La troisième option de l’Égypte est de chercher à maintenir le statu quo en tolérant quelques modifications marginales. Pour cela, l’Egypte doit maintenir une orientation pro-américaine et pro-occidentale susceptible de décourager les Etats-Unis en particulier et l’Occident en général, et les organisations qui en dépendent, telle la Banque mondiale, de financer des projets coûteux tels que des barrages ou des projets hydroélectriques dans les pays riverains, projets qu’eux-mêmes ne sont pas en mesure de financer.


Le recours à la force

La dernière option, et la plus improbable, est le recours à la force pour défendre le droit de l’Egypte d’exercer son pouvoir de veto sur les activités qui menacent ses intérêts nationaux. Les propos belliqueux de l’Égypte ne doivent toutefois pas être pris trop sérieusement, en tous cas pas par les pays africains. En effet, comme l’indique un quotidien égyptien, « il est possible que le langage ferme adopté par Abou Zeid (...) ne porte pas de fruits (...) » (17) L’Egypte n’a non seulement pas la capacité militaire de frapper des pays situés à plus de deux milles km de ses frontières, mais il aurait également le plus grand mal à justifier une action militaire visant à faire appliquer un pacte vieux de 75 ans, conclu pour satisfaire les intérêts colonialistes, et allant à l’encontre des besoins des pays en amont. Un Kenyan, père de deux enfants, propriétaire de huit étangs de poissons, a été cité en ces termes : « Si les Egyptiens essaient d’envahir le Kenya pour son eau, nous serons prêts à mourir pour défendre nos droits. Le Kenya doit oublier l’accord du Nil et reprendre la consommation des eaux du Lac de Victoria à des fins commerciales. » (18)
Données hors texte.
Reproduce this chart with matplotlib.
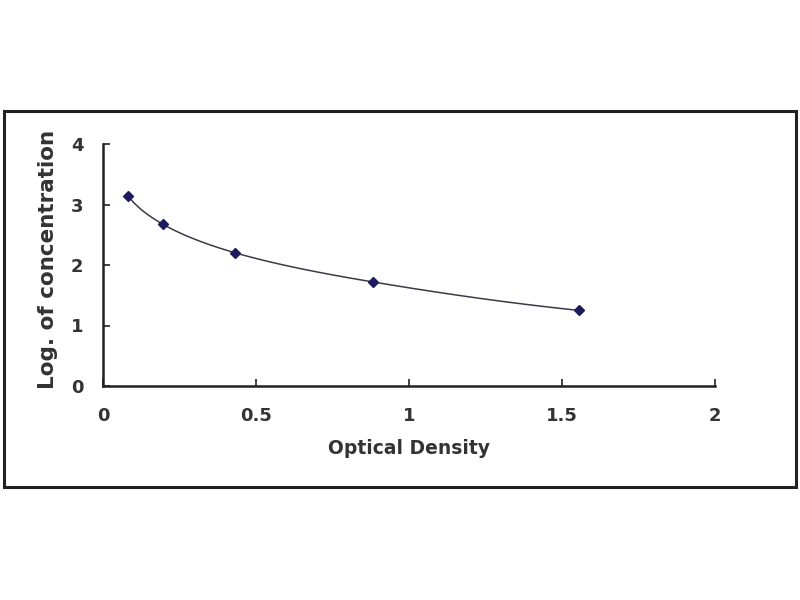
import numpy as np
import matplotlib
matplotlib.use("Agg")
import matplotlib.pyplot as plt
from matplotlib.patches import Rectangle

optical_density = [0.082, 0.197, 0.433, 0.882, 1.554]
log_concentration = [3.14, 2.67, 2.20, 1.72, 1.25]
x_ticks = [0, 0.5, 1, 1.5, 2]
x_tick_labels = ["0", "0.5", "1", "1.5", "2"]
y_ticks = [0, 1, 2, 3, 4]
y_tick_labels = ["0", "1", "2", "3", "4"]

plt.rcParams['font.family'] = ['DejaVu Sans']

fig = plt.figure(figsize=(8, 6), dpi=100)
fig.patch.set_facecolor('white')
fig.patches.append(Rectangle((4/800, (600-487)/600), 792/800, 376/600,
                             transform=fig.transFigure, fill=False,
                             edgecolor='#222222', linewidth=2.2))

ax = fig.add_axes([103/800, (600-386)/600, (715-103)/800, (386-144)/600])

# smooth rendering of the curve through the points (Catmull-Rom in log-x space)
px = np.log(np.array(optical_density))
py = np.array(log_concentration)
P = np.column_stack([px, py])
P = np.vstack([2*P[0]-P[1], P, 2*P[-1]-P[-2]])
cx, cy = [], []
for i in range(1, len(P)-2):
    p0, p1, p2, p3 = P[i-1], P[i], P[i+1], P[i+2]
    t = np.linspace(0, 1, 30)[:, None]
    seg = 0.5*((2*p1) + (-p0+p2)*t + (2*p0-5*p1+4*p2-p3)*t**2 + (-p0+3*p1-3*p2+p3)*t**3)
    cx.extend(seg[:, 0]); cy.extend(seg[:, 1])
ax.plot(np.exp(cx), cy, color='#3a3a4a', linewidth=1.1)
ax.plot(optical_density, log_concentration, linestyle='none', marker='D',
        markersize=5, color='#1c1c5c')

ax.set_xlim(0, 2)
ax.set_ylim(0, 4)
ax.set_xticks(x_ticks)
ax.set_xticklabels(x_tick_labels)
ax.set_yticks(y_ticks)
ax.set_yticklabels(y_tick_labels)
for s in ['top', 'right']:
    ax.spines[s].set_visible(False)
for s in ['left', 'bottom']:
    ax.spines[s].set_linewidth(1.8)
    ax.spines[s].set_color('#222222')
ax.tick_params(axis='both', direction='in', length=5, width=1.2, colors='#222222',
               labelsize=13)
ax.tick_params(axis='x', pad=15)
ax.tick_params(axis='y', pad=14)
for lab in ax.get_xticklabels() + ax.get_yticklabels():
    lab.set_fontweight('bold')
    lab.set_color('#333333')

ax.set_xlabel('Optical Density', fontsize=13.5, fontweight='bold', color='#333333', labelpad=10)
ax.set_ylabel('Log. of concentration', fontsize=15.5, fontweight='bold', color='#333333')
ax.yaxis.set_label_coords(-0.074, 0.525)

fig.savefig('out.png', dpi=100, facecolor='white')
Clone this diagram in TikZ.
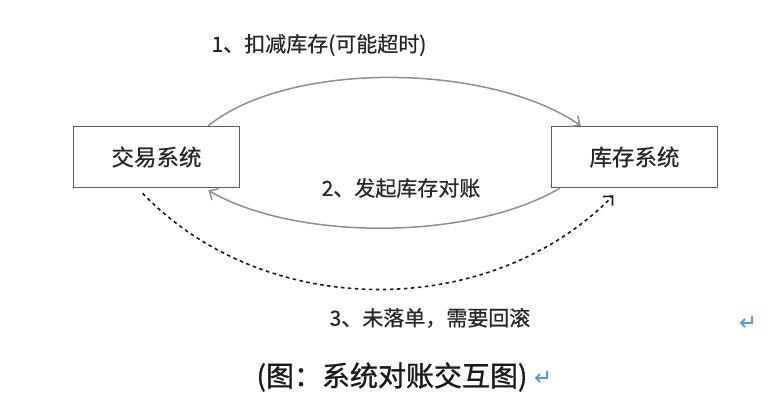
\documentclass[tikz,border=0pt]{standalone}
\usepackage{fontspec}
\setmainfont{Noto Sans CJK SC}[FakeBold=0.5]
\newfontfamily\capfont{Noto Sans CJK SC}[FakeBold=1.0]
\newfontfamily\symfont{DejaVu Sans}[FakeBold=1.0]
\usetikzlibrary{arrows.meta}
\definecolor{boxline}{HTML}{5A5A5A}
\definecolor{arrowgray}{HTML}{8E8E8E}
\definecolor{markblue}{HTML}{5B9BD5}
\tikzset{
  sysbox/.style={draw=boxline, line width=1.6pt, minimum width=166pt, minimum height=61pt, inner sep=0pt, font=\fontsize{22.5}{26}\selectfont, text=black!85},
  lbl/.style={inner sep=0pt, font=\fontsize{21}{25}\selectfont, text=black!85},
  solidarrow/.style={draw=arrowgray, line width=1.5pt, -{Straight Barb[length=7pt,width=13pt,line width=1.5pt]}},
  dasharrow/.style={draw=black!90, line width=1.6pt, dash pattern=on 3.5pt off 3.5pt, -{Straight Barb[length=7pt,width=13pt,line width=1.6pt]}},
  pmark/.style={inner sep=0pt, font=\symfont\fontsize{21}{24}\selectfont, text=markblue}
}
\begin{document}
\begin{tikzpicture}[x=1pt,y=-1pt]
\useasboundingbox (0,0) rectangle (778,412);
\node[sysbox] (trade) at (156.5,157) {交易系统};
\node[sysbox] (stock) at (634.5,157) {库存系统};
\coordinate (a1s) at ([xshift=-32pt]trade.north east);
\coordinate (a1e) at ([xshift=30pt]stock.north west);
\coordinate (a2s) at ([xshift=9pt]stock.south west);
\coordinate (a2e) at ([xshift=-32pt,yshift=-2pt]trade.south east);
\coordinate (a3s) at ([xshift=70pt,yshift=-5pt]trade.south west);
\coordinate (a3e) at ([xshift=-21pt,yshift=-7pt]stock.south);
\draw[solidarrow] (a1s) .. controls (290,60) and (490,63) .. (a1e);
\draw[solidarrow] (a2s) .. controls (470,241) and (295,241) .. (a2e);
\draw[dasharrow] (a3s) .. controls (265,321) and (490,321) .. (a3e);
\node[lbl] (l1) at (319,45) {1、扣减库存(可能超时)};
\node[lbl] (l2) at (401,188) {2、发起库存对账};
\node[lbl] (l3) at (430,318) {3、未落单，需要回滚};
\node[inner sep=0pt, font=\capfont\fontsize{28}{32}\selectfont, text=black!90] (cap) at (392,377) {(图：系统对账交互图)};
\node[pmark] (m1) at (748,323) {↵};
\node[pmark] (m2) at (543,378) {↵};
\end{tikzpicture}
\end{document}
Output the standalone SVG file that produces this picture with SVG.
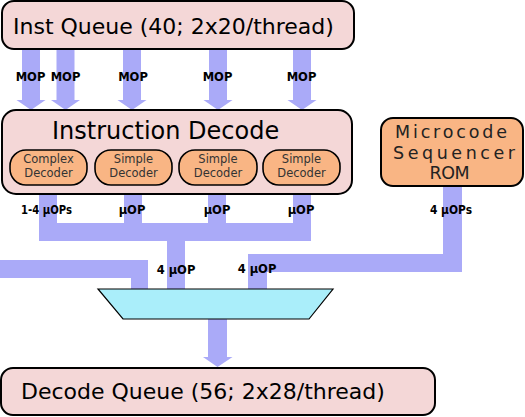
<svg xmlns="http://www.w3.org/2000/svg" width="525" height="417" viewBox="0 0 525 417">
<style>
.queue{fill:#f4d7d7;stroke:#000;stroke-width:2}
.dec{fill:#f9b584;stroke:#000;stroke-width:1.6}
.rom{fill:#f9b584;stroke:#000;stroke-width:2}
.flow{fill:#aaaaf8;stroke:none}
.mux{fill:#aaeefa;stroke:#000;stroke-width:1.2}
.big{font-family:"DejaVu Sans",sans-serif;font-size:22px;fill:#000}
.title{font-family:"DejaVu Sans",sans-serif;font-size:24px;fill:#000}
.small{font-family:"DejaVu Sans",sans-serif;font-size:11.5px;fill:#333;text-anchor:middle}
.romt{font-family:"DejaVu Sans",sans-serif;font-size:17.5px;fill:#222;text-anchor:middle}
.lbl{font-family:"DejaVu Sans",sans-serif;font-size:11.5px;font-weight:bold;fill:#000;text-anchor:middle}
</style>
<g id="connectors">
<path class="flow" d="M22,49H40V100H45.5L31,110L16.5,100H22Z"/>
<path class="flow" d="M56.5,49H74.5V100H80L65.5,110L51,100H56.5Z"/>
<path class="flow" d="M123,49H141V100H146.5L132,110L117.5,100H123Z"/>
<path class="flow" d="M209,49H227V100H232.5L218,110L203.5,100H209Z"/>
<path class="flow" d="M293,49H311V100H316.5L302,110L287.5,100H293Z"/>
<path class="flow" d="M39,194H57V223H124V194H142V223H208V194H226V223H293V194H311V241H185V289H167V241H39Z"/>
<path class="flow" d="M0,260H148V289H131V278H0Z"/>
<path class="flow" d="M443,186H462V272H267V289H248V254H443Z"/>
<path class="flow" d="M208,319H227V357H232.5L217.5,367L203,357H208Z"/>
</g>
<g id="labels">
<text class="lbl" x="30.5" y="81">MOP</text>
<text class="lbl" x="65.5" y="81">MOP</text>
<text class="lbl" x="133" y="81">MOP</text>
<text class="lbl" x="217.5" y="81">MOP</text>
<text class="lbl" x="301.5" y="81">MOP</text>
<text class="lbl" x="46.5" y="214" textLength="51" lengthAdjust="spacingAndGlyphs">1-4 µOPs</text>
<text class="lbl" x="132" y="214">µOP</text>
<text class="lbl" x="217" y="214">µOP</text>
<text class="lbl" x="301" y="214">µOP</text>
<text class="lbl" x="451" y="214" textLength="42" lengthAdjust="spacingAndGlyphs">4 µOPs</text>
<text class="lbl" x="176" y="274">4 µOP</text>
<text class="lbl" x="257" y="273">4 µOP</text>
</g>
<g id="inst-queue">
<rect class="queue" x="2" y="1" width="352" height="48" rx="12"/>
<text class="big" x="13" y="34">Inst Queue (40; 2x20/thread)</text>
</g>
<g id="instruction-decode">
<rect class="queue" x="2" y="110" width="350" height="84" rx="14"/>
<text class="title" x="52" y="139">Instruction Decode</text>
</g>
<g id="complex-decoder">
<rect class="dec" x="10" y="150" width="77" height="35" rx="16"/>
<text class="small" x="48.5" y="162.5">Complex</text>
<text class="small" x="48.5" y="176.5">Decoder</text>
</g>
<g id="simple-decoder-1">
<rect class="dec" x="95" y="150" width="77" height="35" rx="16"/>
<text class="small" x="133.5" y="162.5">Simple</text>
<text class="small" x="133.5" y="176.5">Decoder</text>
</g>
<g id="simple-decoder-2">
<rect class="dec" x="179" y="150" width="78" height="35" rx="16"/>
<text class="small" x="218" y="162.5">Simple</text>
<text class="small" x="218" y="176.5">Decoder</text>
</g>
<g id="simple-decoder-3">
<rect class="dec" x="263" y="150" width="77" height="35" rx="16"/>
<text class="small" x="301.5" y="162.5">Simple</text>
<text class="small" x="301.5" y="176.5">Decoder</text>
</g>
<g id="microcode-rom">
<rect class="rom" x="381" y="118" width="142" height="68" rx="12"/>
<text class="romt" x="451" y="138" textLength="112" lengthAdjust="spacing">Microcode</text>
<text class="romt" x="454" y="159" textLength="122" lengthAdjust="spacing">Sequencer</text>
<text class="romt" x="449.5" y="179" textLength="40" lengthAdjust="spacing">ROM</text>
</g>
<g id="mux">
<polygon class="mux" points="98,289 333,289 309,319 123,319"/>
</g>
<g id="decode-queue">
<rect class="queue" x="1" y="368" width="434" height="47" rx="12"/>
<text class="big" x="21" y="399">Decode Queue (56; 2x28/thread)</text>
</g>
</svg>
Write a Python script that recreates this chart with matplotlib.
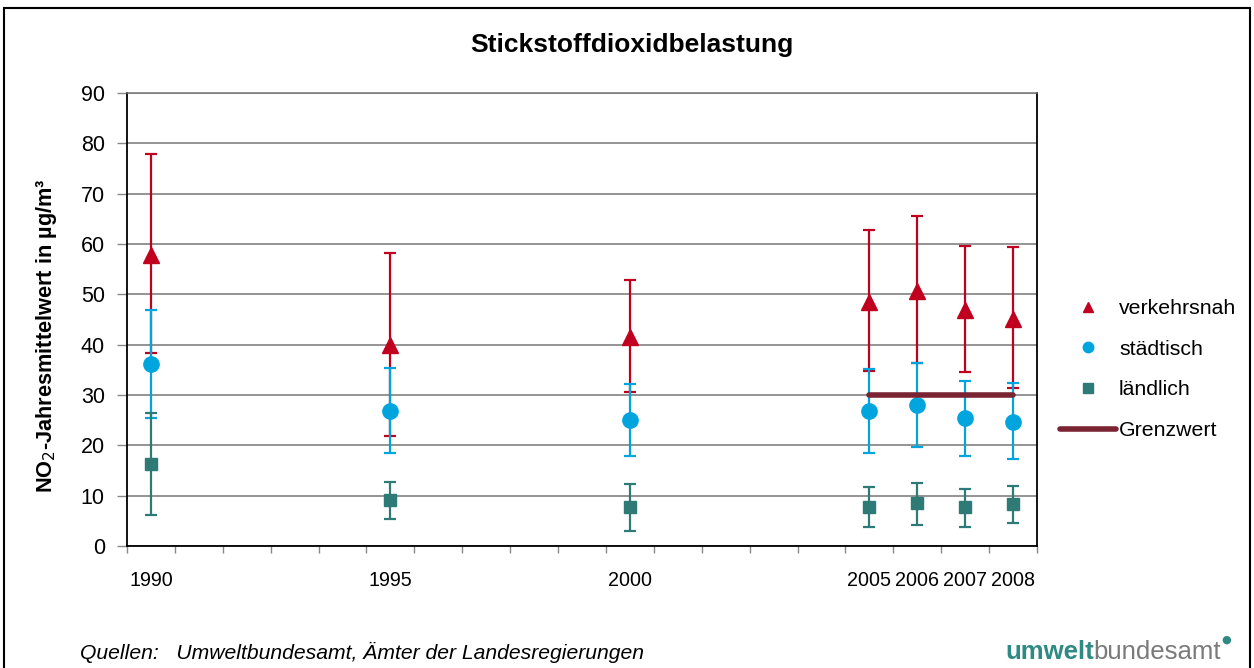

* Nimrod Raphaeli est analyste en chef à MEMRI.

Notes :
(1) Le Secrétariat du Nil, Entebbe, Ouganda.
(2) La Banque mondiale, Initiative du Bassin du Nil : aperçu général (bon datée).
(3) Al-Ahram (Egypte), le 23 février 2004.
(4) Al-Gomhouriya (Egypte), le 21fevrier 2004.
(5) Al-Sharq Al-Awsat (Londres), le 5 février 2004.
(6) Addis Tribune (Ethiopie), le 6 janvier 2004.
(7) Al-Sharq Al-Awsat (Londres), le 5 février 2004.
(8) Al-Sharq Al-Awsat (Londres), le 12 février 2004.
(9) Allafrica.com (Isle Maurice), le 11 février 2004.
(10) Al-Sharq Al-Awsat (Londres), le 17 décembre 2003.
(11) Al-Sharq Al-Awsat (Londres), le 17 décembre 2003.
(12) Al-Sharq Al-Awsat (Londres), le 17 décembre 2003.
(13) Al-Sharq Al-Awsat (Londres), le 8 février 2004.
(14) Idem.
(15) « L’eau, la sécurité alimentaire et la politique agricole au Moyen-Orient et dans la région d’Afrique du Nord », papier préparé pour le Troisième forum mondial de l’Eau, Kyoto, Japon, mars 2003.
(16) « L’eau, la sécurité alimentaire et la politique agricole au Moyen-Orient et dans la région d’Afrique du Nord », papier préparé pour le Troisième forum mondial de l’Eau, Kyoto, Japon, mars 2003 (1ère version).
(17) Cairo Times (Egypte), le 24 février 2004.
(18) Al-Sharq Al-Awsat (Londres), le 5 février 2004.